# Schizophrenic Goldenmotor



## sabahtom (Mar 1, 2011)

I've had a 500w 36v 12Ah external controller on my bike for a year now. Done 1000km or so, maybe 20 cycles on the battery. Didn't use it for two months but did top it up.

Yesterday I went for a short ride and the battery indicator was green all the way. Got halfway up a steepish hill and it went green > orange > red > dead in 15 seconds or so. The controller was still cool.

I thought the battery indicator was wrong so trickle charged it for 6 hours.

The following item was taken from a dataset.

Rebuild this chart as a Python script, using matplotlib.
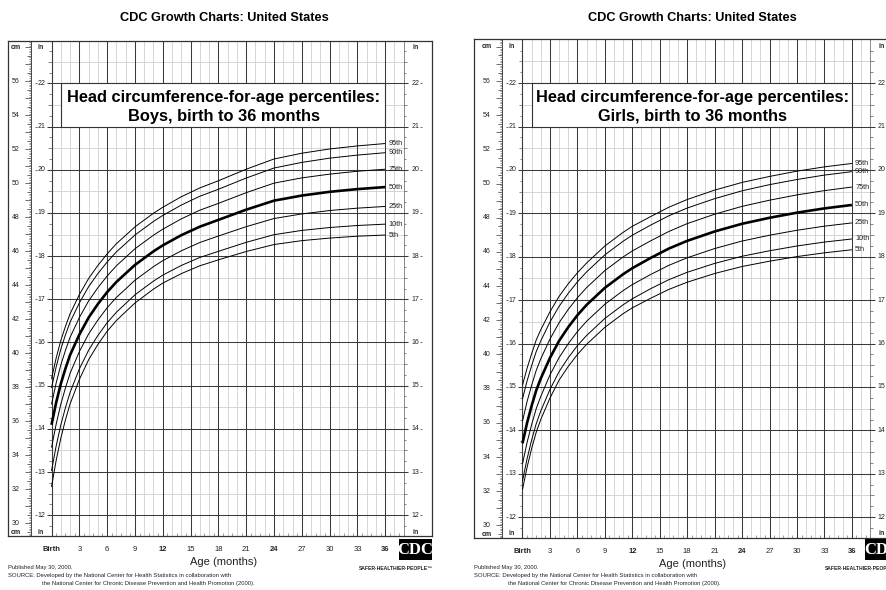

Now I test the battery on the charger plug side at 41.8v, but at the terminal side to the controller its at 0.4v. Any thoughts?


----------



## Ziggythewiz (May 16, 2010)

What kind of batteries? Can you separate them and test them separately?


----------



## sabahtom (Mar 1, 2011)

They're the standard kit from goldenmotor, LiPo. I haven't tried opening the case but maybe I need to give it a go. If one cell has failed could it give a different reading like that? I would've thought they'd be in series and it wouldn't matter where I measured them.


----------



## Ziggythewiz (May 16, 2010)

If it's a kit from a vendor, be sure to contact them before taking anything apart. I don't know anything about that kit, but a failure in any cell in a series string can act as either a short or an open, giving reduced or no voltage.


----------